Numerical Simulation of Road Salt Impact at the Greenbrook Well Field, Kitchener, Ontario

Abstract

Chloride concentrations at the Greenbrook well field in Kitchener, Ontario, have been steadily increasing over the past several decades and may soon pose a threat to drinking water quality. Drinking water limits at some wells have already been exceeded. The Regional Municipality of Waterloo (RMOW) relies mainly on local groundwater resources for its drinking water supply, and the Greenbrook well field is the oldest of 50 municipal well fields contributing to this supply. Urban growth and the expansion of city limits over the years has surrounded the well field, placing it in a high risk area in need of protection. As such, protection of this water supply is essential until alternative sources can be found. Road salt has been identified as the prime source of the chloride contamination, and various management alternatives and remediation strategies are currently being studied. In order to characterize the behaviour of chloride in the subsurface, an understanding of the mechanisms that control travel of chloride to the water table and through the groundwater system is needed. For the first phase of this work, a 2-D variably-saturated flow and transport model (SWMS-2D) was used to evaluate the effect of seasonal fluctuation in chloride loading to a generic aquifer system. Chloride was applied over the surface of the model in seasonal pulses that correlated with temperature and precipitation. The model showed a dampening of the seasonal response with depth that lead to the conclusion that long-term transport models can neglect seasonal changes in solute loading. For the second phase of this work, a proven 3D finite element transport model (Waterloo Transport Code: WTC) was used to simulate road salt impacts to the well field.
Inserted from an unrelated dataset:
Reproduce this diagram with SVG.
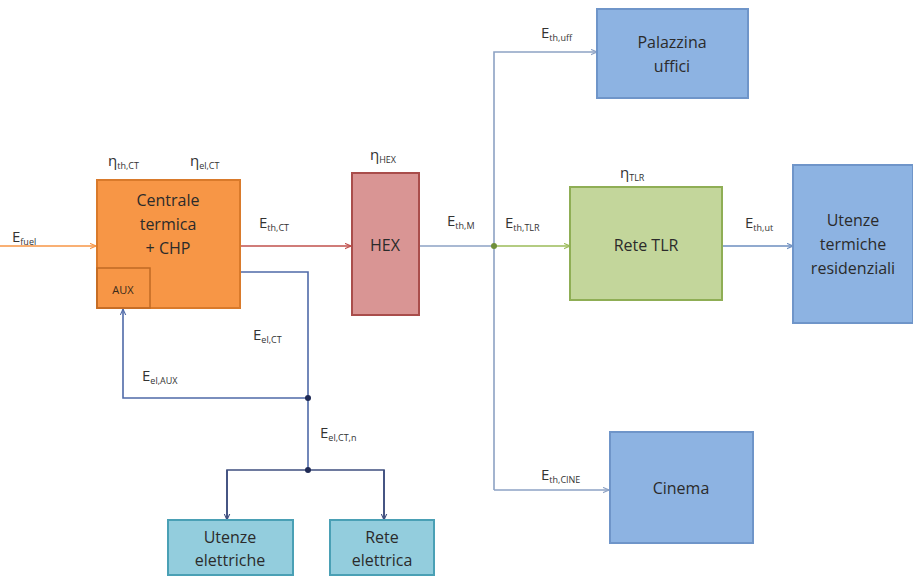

Road salt was applied over selected roads throughout the steady-state capture zone via a type 3 (Cauchy) boundary that varies both temporally and spatially with road type and location. After calibrating the model from 1945 to 2002 to chloride concentrations using the weighted average of 5 Greenbrook production wells, the model was run to the year 2041 to assess future implications. Remediation strategies were also investigated via 6 predictive scenarios in which chloride applications were reduced by varying degrees. The results of this phase will be used by the RMOW in cost-benefit analyses of alternative de-icing approaches versus de-chlorination treatment of the well water.